Behavioral Finance: Psychology Corrects Market Failures
In the new order, behavioral finance is not an add-on but a foundation for correcting human cognitive biases and fear. Shiller notes that legal conservatism and psychology are the primary barriers to innovation, as we fear changes in ownership structures. There is a real risk that the financialization of life could lead to the commodification of human fate; therefore, it is crucial to ethically design a "choice architecture" that protects individual dignity.
GRIDs: The Foundation of Global Risk Infrastructure
At the heart of the project are GRIDs (Global Risk Information Databases)—public data registries that make risk visible and measurable. They enable livelihood insurance, which protects human capital from professional degradation. Macro markets allow for the trading of GDP claims, turning specific risks into portfolio risks. Income-linked loans ensure that the creditor shares in the debtor's failure, making the credit market more flexible. Tokenization provides digital liquidity to these assets, provided that independent statistics are elevated to the status of a constitutional "fourth branch," guaranteeing data objectivity.
Inequality Insurance: A Fiscal Income Stabilizer
Inequality insurance is a proposal to automate taxes based on the Gini coefficient, stabilizing the social contract without political disputes. Shiller also reforms social security by indexing contributions and pensions to GDP, turning intergenerational conflict into a fair distribution of risk. On a global level, international GDP swaps act as an insurance policy for nations, where high-growth countries support those hit by recession. Such risk diversification paradoxically strengthens economic sovereignty by protecting nations from exogenous shocks.

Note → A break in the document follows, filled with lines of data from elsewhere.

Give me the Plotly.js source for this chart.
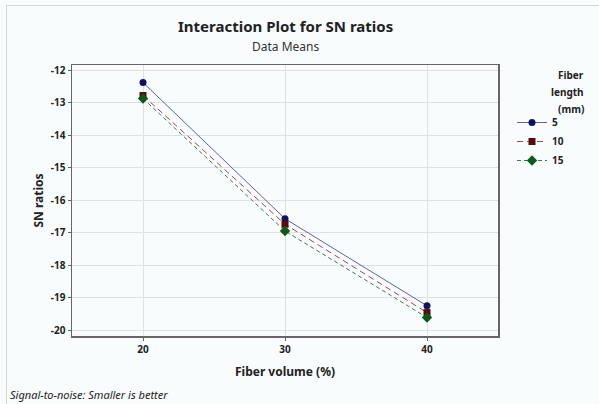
<!DOCTYPE html>
<html><head><meta charset="utf-8">
<script src="https://cdn.plot.ly/plotly-3.0.1.min.js"></script>
<style>
html,body{margin:0;padding:0;background:#f8fcfc;}
#wrap{position:relative;width:599px;height:404px;}
#chart{position:absolute;left:0;top:0;width:599px;height:404px;}
#frame{position:absolute;left:6px;top:5px;right:0;bottom:0;border-left:1px solid #d4d8da;border-top:1px solid #d4d8da;pointer-events:none;}
</style></head>
<body><div id="wrap"><div id="chart"></div><div id="frame"></div></div>
<script>
const fiberVolume = [20, 30, 40];
const len5 = [-12.38, -16.57, -19.25];
const len10 = [-12.78, -16.74, -19.46];
const len15 = [-12.87, -16.95, -19.61];
const seriesNames = ['5', '10', '15'];
const yTicks = [-12, -13, -14, -15, -16, -17, -18, -19, -20];
const xTicks = [20, 30, 40];
const legendTitle = ['Fiber', 'length', '(mm)'];

const F = 'Noto Sans, Open Sans, sans-serif';
const traces = [
  {x: fiberVolume, y: len5, name: seriesNames[0], mode: 'lines+markers',
   line: {color: '#5b62b0', width: 1, dash: 'solid'},
   marker: {symbol: 'circle', size: 7, color: '#101060'}},
  {x: fiberVolume, y: len10, name: seriesNames[1], mode: 'lines+markers',
   line: {color: '#9a4a4a', width: 1, dash: '6px,4px'},
   marker: {symbol: 'square', size: 7, color: '#5a0a0a'}},
  {x: fiberVolume, y: len15, name: seriesNames[2], mode: 'lines+markers',
   line: {color: '#3d7a45', width: 1, dash: '4px,3px'},
   marker: {symbol: 'diamond', size: 8, color: '#0d5a16'}}
];

const H = 271, W = 426;
const ann = [
  {text: 'Interaction Plot for SN ratios', xref: 'paper', yref: 'paper', x: 0.5, y: 1 + (65-26)/H,
   showarrow: false, font: {size: 15, family: F, color: '#222', weight: 'bold'}, xanchor: 'center', yanchor: 'middle'},
  {text: 'Data Means', xref: 'paper', yref: 'paper', x: 0.5, y: 1 + (65-46)/H,
   showarrow: false, font: {size: 12, family: F, color: '#333'}, xanchor: 'center', yanchor: 'middle'},
  {text: '<i>Signal-to-noise: Smaller is better</i>', xref: 'paper', yref: 'paper', x: (8-72)/W, y: -(394-336)/H,
   showarrow: false, xanchor: 'left', yanchor: 'middle', font: {size: 11, family: F, color: '#222'}}
];
const titleY = [75, 92, 109];
legendTitle.forEach((t, i) => ann.push({text: t, xref: 'paper', yref: 'paper', x: 1 + (586-498)/W,
  y: 1 - (titleY[i]-65)/H, showarrow: false, xanchor: 'right', yanchor: 'middle',
  font: {size: 10, family: F, color: '#222', weight: 'bold'}}));

const layout = {
  width: 599, height: 404,
  margin: {l: 72, r: 101, t: 65, b: 68},
  paper_bgcolor: 'rgba(0,0,0,0)', plot_bgcolor: '#f8fcfc',
  font: {family: F, color: '#222'},
  showlegend: true,
  legend: {x: 1 + (512-498)/W, y: 1 - (108-65)/H, xanchor: 'left', yanchor: 'top', bgcolor: 'rgba(0,0,0,0)',
           font: {size: 10, family: F, color: '#222', weight: 'bold'}, itemwidth: 30, tracegroupgap: 0},
  xaxis: {range: [15, 45], tickvals: xTicks, ticktext: xTicks.map(String),
          showgrid: true, gridcolor: '#dde1e5', gridwidth: 1, zeroline: false,
          showline: true, linecolor: '#666', linewidth: 1.5, mirror: true,
          ticks: 'outside', ticklen: 3, tickcolor: '#666',
          tickfont: {size: 10, family: F, color: '#222', weight: 'bold'},
          title: {text: 'Fiber volume (%)', font: {size: 12, family: F, color: '#222', weight: 'bold'}, standoff: 13}},
  yaxis: {range: [-20.18, -11.84], tickvals: yTicks, ticktext: yTicks.map(v => String(v)),
          showgrid: true, gridcolor: '#dde1e5', gridwidth: 1, zeroline: false,
          showline: true, linecolor: '#666', linewidth: 1.5, mirror: true,
          ticks: 'outside', ticklen: 3, tickcolor: '#666',
          tickfont: {size: 10, family: F, color: '#222', weight: 'bold'},
          title: {text: 'SN ratios', font: {size: 12, family: F, color: '#222', weight: 'bold'}, standoff: 4}},
  annotations: ann
};
Plotly.newPlot('chart', traces, layout, {displayModeBar: false, staticPlot: true});
</script></body></html>
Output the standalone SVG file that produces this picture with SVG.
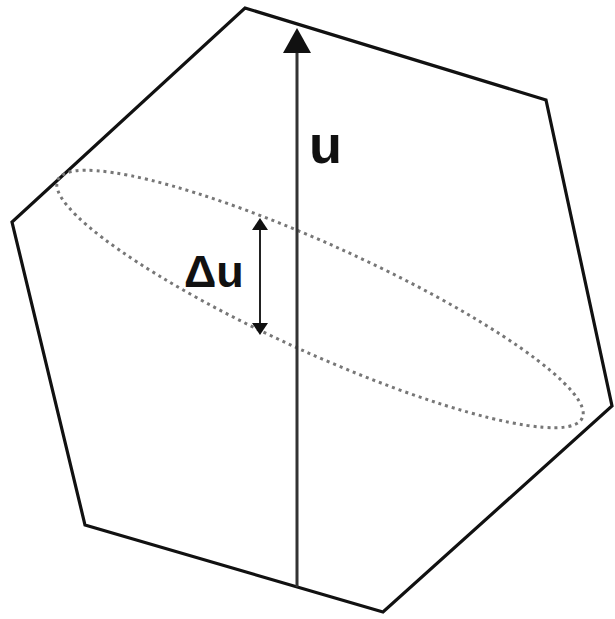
<svg xmlns="http://www.w3.org/2000/svg" width="615" height="619" viewBox="0 0 615 619">
<style>
.hex{fill:none;stroke:#111;stroke-width:3.2;stroke-linejoin:miter}
.dot{fill:none;stroke:#777;stroke-width:3;stroke-dasharray:3 4}
.ln{stroke:#333;stroke-width:3}
.ln2{stroke:#222;stroke-width:2}
.lbl{font-family:"Liberation Sans",Arial,sans-serif;font-weight:bold;fill:#111}
</style>
<rect width="615" height="619" fill="#fff"/>
<g id="hexagon"><polygon class="hex" points="245,8 546,100 612,406 383,612 85,525 12,222"/></g>
<g id="ellipse"><ellipse class="dot" cx="320" cy="299" rx="288" ry="54" transform="rotate(24.4 320 299)"/></g>
<g id="connectors">
<line class="ln" x1="297" y1="587" x2="297" y2="50"/>
<polygon points="297,28 283,53 311,53" fill="#111"/>
<line class="ln2" x1="260" y1="228" x2="260" y2="325"/>
<polygon points="260,218 252,230 268,230" fill="#111"/>
<polygon points="260,335 252,323 268,323" fill="#111"/>
</g>
<g id="label-u"><text class="lbl" x="309" y="163" font-size="54">u</text></g>
<g id="label-du"><text class="lbl" x="184" y="287" font-size="45">Δu</text></g>
</svg>
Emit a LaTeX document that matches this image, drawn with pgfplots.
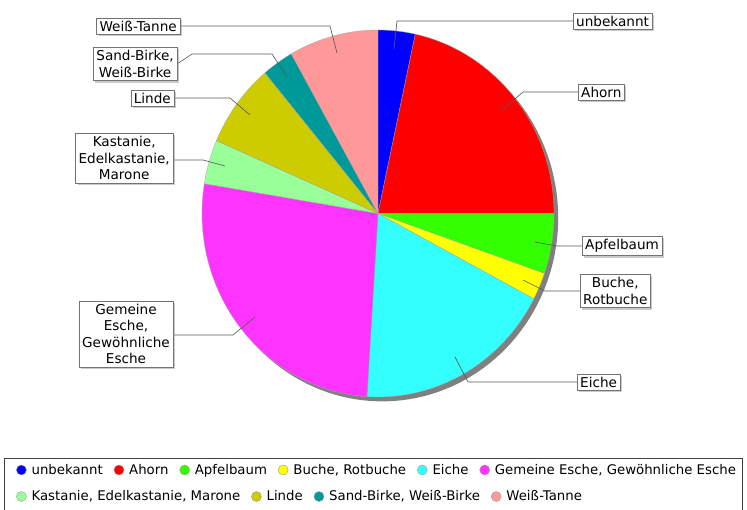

The Evolution of Risk Infrastructure: Ending the Era of Uncertainty
Is Shiller’s vision a utopia? No, it is a necessary evolution of risk infrastructure in a world of increasing volatility. We must decide: do we privatize risk at the bottom of the social ladder, or do we build a system where uncertainty becomes a challenge for solidarity? Transforming finance into civilizational infrastructure is the only way to ensure that tomorrow is no longer a game of blind chance, but a space for secure development.